Is there anything I can do to help with the situation besides what I'm already doing, especially with the last point about my partner?
(no subject)
Date: 2009-05-06 08:26 pm (UTC)Does your partner discipline him the same way as you? You didn't specify, but I'm assuming your partner is male, so if so, maybe your nephew is responding to the male influence? Given your nephew's age, there's not much you do can do, conversation-wise with him, but it would probably be better if your mother could get on the same page as you. It's about your nephew and his needs, not your mother's parenting skills.

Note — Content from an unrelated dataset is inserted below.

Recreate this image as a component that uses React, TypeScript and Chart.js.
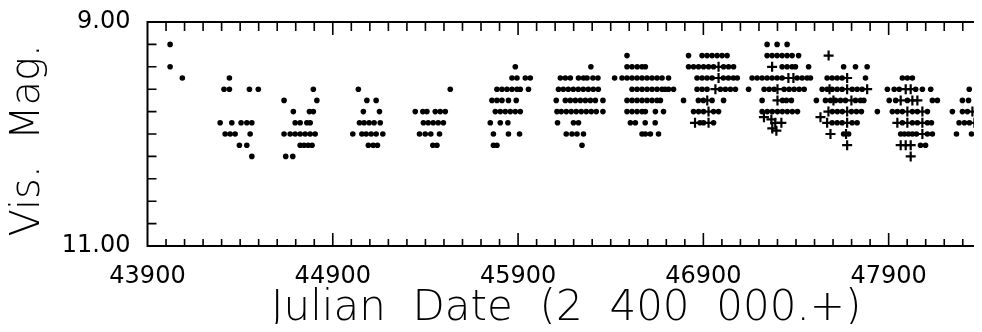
import { useEffect, useRef } from "react";
import { Chart, registerables } from "chart.js";

Chart.register(...registerables);

// Each row: [visual magnitude, Julian dates (2 400 000 +) of the estimates]
type Row = [number, number[]];

const xTickLabels = [43900, 44900, 45900, 46900, 47900];
const yTickLabels = [9.0, 11.0];
const X_MIN = 43900;
const X_MAX = 48420;
const Y_MIN = 9.0;
const Y_MAX = 11.0;

// ---- visual estimates (dots) ----
const season0: Row[] = [
  [9.2, [44022]],
  [9.4, [44022]],
  [9.5, [44088]],
];
const season1: Row[] = [
  [9.5, [44342]],
  [9.6, [44313, 44342, 44450, 44498]],
  [9.9, [44292, 44355, 44405, 44436, 44463]],
  [10.0, [44319, 44346, 44373, 44454]],
  [10.1, [44396, 44436]],
  [10.2, [44463]],
];
const season2: Row[] = [
  [9.6, [44795]],
  [9.7, [44637, 44814]],
  [9.8, [44687, 44774, 44795]],
  [9.9, [44697, 44724, 44760, 44778]],
  [10.0, [44637, 44670, 44697, 44724, 44751, 44778, 44805]],
  [10.1, [44724, 44745, 44767, 44788]],
  [10.2, [44646, 44684]],
];
const season3: Row[] = [
  [9.6, [45038]],
  [9.7, [45084, 45134]],
  [9.8, [45065, 45152]],
  [9.9, [45044, 45069, 45096, 45123, 45156]],
  [10.0, [45008, 45057, 45080, 45107, 45134, 45170]],
  [10.1, [45092, 45118, 45141]],
];
const season4: Row[] = [
  [9.6, [45534]],
  [9.8, [45345, 45386, 45408, 45453, 45480, 45507]],
  [9.9, [45389, 45415, 45442, 45469, 45497]],
  [10.0, [45368, 45399, 45429, 45476]],
  [10.1, [45440, 45462]],
];
const season5: Row[] = [
  [9.4, [45885]],
  [9.5, [45867, 45894, 45939, 45966]],
  [9.6, [45786, 45813, 45840, 45867, 45894, 45912, 45956]],
  [9.7, [45759, 45786, 45813, 45848, 45890]],
  [9.8, [45777, 45804, 45831, 45858, 45885, 45912]],
  [9.9, [45750, 45804, 45845]],
  [10.0, [45767, 45848, 45908]],
  [10.1, [45767, 45786]],
];
const season6: Row[] = [
  [9.4, [46293]],
  [9.5, [46128, 46155, 46182, 46226, 46253, 46272, 46304, 46331]],
  [9.6, [46118, 46144, 46171, 46198, 46225, 46252, 46279, 46306, 46333]],
  [9.7, [46106, 46155, 46182, 46209, 46236, 46263, 46290, 46317, 46358]],
  [9.8, [46110, 46133, 46160, 46187, 46214, 46241, 46268, 46295, 46322, 46358]],
  [9.9, [46113, 46199, 46226]],
  [10.0, [46160, 46191, 46218, 46253]],
  [10.1, [46245]],
];
const season7: Row[] = [
  [9.3, [46488]],
  [9.4, [46488, 46515, 46543, 46569, 46587]],
  [9.5, [46421, 46461, 46488, 46515, 46542, 46569, 46596, 46623, 46650, 46677, 46712]],
  [9.6, [46515, 46542, 46569, 46596, 46623, 46650, 46677, 46694, 46712, 46739]],
  [9.7, [46488, 46515, 46542, 46569, 46596, 46623, 46650, 46668]],
  [9.8, [46488, 46515, 46542, 46569, 46587, 46641, 46685]],
  [9.9, [46506, 46533, 46586, 46640]],
  [10.0, [46569, 46587, 46614, 46658]],
];
const season8: Row[] = [
  [9.3, [46820, 46893, 46920, 46947, 46974, 47001, 47028]],
  [9.4, [46820, 46847, 46874, 46901, 46928, 46955, 47009, 47036, 47063]],
  [9.5, [46866, 46893, 46920, 46947, 47008, 47035, 47062, 47083]],
  [9.6, [46866, 46893, 46920, 46992, 47019, 47046, 47073]],
  [9.7, [46793, 46873, 46900, 46947, 47009]],
  [9.8, [46847, 46874, 46901, 46955, 46982]],
  [9.9, [46882, 46901, 46955]],
];
const season9: Row[] = [
  [9.2, [47244, 47298, 47352]],
  [9.3, [47244, 47271, 47298, 47325, 47352, 47379, 47414]],
  [9.4, [47325, 47352, 47379, 47397, 47468]],
  [9.5, [47163, 47190, 47217, 47244, 47271, 47298, 47325, 47406, 47433, 47460, 47478]],
  [9.6, [47144, 47228, 47255, 47282, 47336, 47363, 47390, 47417, 47444]],
  [9.7, [47217, 47327, 47348, 47375]],
  [9.8, [47217, 47245, 47272, 47300, 47326, 47353, 47380, 47408]],
];
const season10: Row[] = [
  [9.4, [47657, 47721, 47784]],
  [9.5, [47568, 47595, 47622, 47649, 47775]],
  [9.6, [47541, 47568, 47595, 47622, 47649, 47703, 47730, 47757]],
  [9.7, [47510, 47559, 47586, 47613, 47640, 47667, 47721, 47748, 47766]],
  [9.8, [47596, 47623, 47650, 47699, 47726, 47753]],
  [9.9, [47595, 47622, 47649, 47703, 47730]],
  [10.0, [47657, 47684]],
];
const season11: Row[] = [
  [9.5, [47974, 48001, 48028]],
  [9.6, [47893, 47930, 47957, 48046, 48082, 48127]],
  [9.7, [47903, 47938, 48001, 48136, 48163]],
  [9.8, [47839, 47920, 47947, 47974, 48028, 48055, 48109]],
  [9.9, [47974, 48028, 48055, 48109, 48131]],
  [10.0, [47965, 47985, 48007, 48028, 48050, 48109, 48136]],
  [10.1, [48072, 48099]],
];
const season12: Row[] = [
  [9.6, [48335]],
  [9.7, [48298, 48331]],
  [9.8, [48244, 48298, 48325, 48379]],
  [9.9, [48280, 48309, 48336, 48390]],
  [10.0, [48266, 48347]],
];

// ---- second set of estimates (plus signs) ----
const plus8: Row[] = [
  [9.4, [46982]],
  [9.5, [46982]],
  [9.6, [46965]],
  [9.7, [46921]],
  [9.8, [46928]],
  [9.9, [46855, 46928]],
];
const plus9: Row[] = [
  [9.4, [47271]],
  [9.5, [47359, 47386]],
  [9.6, [47300]],
  [9.7, [47300]],
  [9.85, [47227]],
  [9.87, [47267]],
  [9.9, [47288, 47321]],
  [9.95, [47272]],
  [9.97, [47294]],
];
const plus10: Row[] = [
  [9.3, [47576]],
  [9.5, [47676]],
  [9.6, [47581, 47676, 47784]],
  [9.7, [47602, 47699]],
  [9.8, [47575, 47676]],
  [9.85, [47532]],
  [9.9, [47568, 47676]],
  [10.0, [47586, 47670]],
  [10.1, [47676]],
];
const plus11: Row[] = [
  [9.6, [47992, 48019]],
  [9.7, [47965, 48028, 48055]],
  [9.8, [48001, 48082]],
  [9.9, [47947, 48001, 48082]],
  [10.0, [48082]],
  [10.1, [47965, 47992, 48019]],
  [10.2, [48019]],
];
const plus12: Row[] = [
  [9.8, [48352]],
  [9.9, [48363]],
];

const dotSeasons = [season0, season1, season2, season3, season4, season5, season6, season7, season8, season9, season10, season11, season12];
const plusSeasons = [plus8, plus9, plus10, plus11, plus12];

const toPoints = (rows: Row[]) => rows.flatMap(([mag, jds]) => jds.map((jd) => ({ x: jd, y: mag })));

const FONT = "'DejaVu Sans', sans-serif";

const frameTicks = {
  id: "frameTicks",
  afterDatasetsDraw(chart: any) {
    const { ctx, chartArea: a, scales } = chart;
    const x = scales.x;
    const y = scales.y;
    ctx.save();
    ctx.strokeStyle = "#000";
    ctx.lineWidth = 1.6;
    ctx.beginPath();
    for (let i = 1; i * 100 + X_MIN < X_MAX; i++) {
      const v = X_MIN + i * 100;
      const px = x.getPixelForValue(v);
      const major = i % 10 === 0;
      ctx.moveTo(px, a.bottom);
      ctx.lineTo(px, a.bottom - (major ? 13 : 7));
      ctx.moveTo(px, a.top);
      ctx.lineTo(px, a.top + (major ? 13 : 9));
    }
    for (let i = 1; i < 10; i++) {
      const py = y.getPixelForValue(Y_MIN + i * 0.2);
      ctx.moveTo(a.left, py);
      ctx.lineTo(a.left + 9, py);
      ctx.moveTo(a.right, py);
      ctx.lineTo(a.right - 9, py);
    }
    ctx.stroke();
    ctx.lineWidth = 2;
    ctx.strokeRect(a.left, a.top, a.right - a.left, a.bottom - a.top);
    ctx.restore();
  },
};

export default function App() {
  const ref = useRef<HTMLCanvasElement | null>(null);

  useEffect(() => {
    if (!ref.current) return;
    const chart = new Chart(ref.current, {
      type: "scatter",
      data: {
        datasets: [
          {
            label: "visual",
            data: dotSeasons.flatMap(toPoints),
            pointStyle: "circle",
            pointRadius: 2.8,
            backgroundColor: "#000",
            borderWidth: 0,
          },
          {
            label: "plus",
            data: plusSeasons.flatMap(toPoints),
            pointStyle: "cross",
            pointRadius: 5,
            borderColor: "#000",
            borderWidth: 2.2,
          },
        ],
      },
      options: {
        responsive: false,
        animation: false,
        devicePixelRatio: 1,
        layout: { autoPadding: false, padding: { top: 14, right: 3, left: 0, bottom: 0 } },
        plugins: { legend: { display: false }, tooltip: { enabled: false } },
        scales: {
          x: {
            type: "linear",
            min: X_MIN,
            max: X_MAX,
            afterBuildTicks: (s: any) => {
              s.ticks = xTickLabels.map((v) => ({ value: v }));
            },
            afterFit: (s: any) => {
              s.height = 86;
              s.paddingLeft = 0;
              s.paddingRight = 0;
            },
            grid: { display: false, drawTicks: false },
            border: { display: false },
            ticks: {
              autoSkip: false,
              maxRotation: 0,
              padding: 16,
              color: "#000",
              font: { family: FONT, size: 24 },
              callback: (v: any) => String(v),
            },
            title: {
              display: true,
              text: "Julian  Date  (2  400  000.+)",
              color: "#000",
              font: { family: FONT, size: 42, lineHeight: 1, weight: "200" as any },
              padding: { top: 0, bottom: 2 },
            },
          },
          y: {
            type: "linear",
            min: Y_MIN,
            max: Y_MAX,
            reverse: true,
            afterBuildTicks: (s: any) => {
              s.ticks = yTickLabels.map((v) => ({ value: v }));
            },
            afterFit: (s: any) => {
              s.width = 139.5;
              s.paddingTop = 0;
              s.paddingBottom = 0;
            },
            grid: { display: false, drawTicks: false },
            border: { display: false },
            ticks: {
              padding: 17,
              color: "#000",
              font: { family: FONT, size: 24 },
              callback: (v: any) => Number(v).toFixed(2),
            },
            title: {
              display: true,
              text: "Vis.  Mag. ",
              color: "#000",
              font: { family: FONT, size: 40, lineHeight: 1, weight: "200" as any },
              padding: { top: 1, bottom: 0 },
            },
          },
        },
      },
      plugins: [frameTicks],
    });
    return () => chart.destroy();
  }, []);

  return (
    <div style={{ width: 974, height: 324, overflow: "hidden", marginBottom: -8 }}>
      <canvas ref={ref} width={980} height={324} style={{ display: "block" }} />
    </div>
  );
}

Maybe your partner could try talking to your nephew to let him know that he has to do what you and the others say?
(no subject)
Date: 2009-05-06 11:18 pm (UTC)I've tried talking to my mother about it on several different occasions but I always run into the same attitude therefore I'm just doing the best I can to be a positive influence as an aunt. I'll try that idea and have CZ talk to him about it.
(no subject)
Date: 2009-05-16 04:36 am (UTC)As for what you're doing - you're doing all the right things. I don't know situations but it sounds to me like he's very confused and maybe wanting more attention and going at it the wrong way. Kids tend to take out their issues in a form of anger. So maybe try talking to him. My son is 2 also and some stuff he does understand while others he doesn't.
Good luck!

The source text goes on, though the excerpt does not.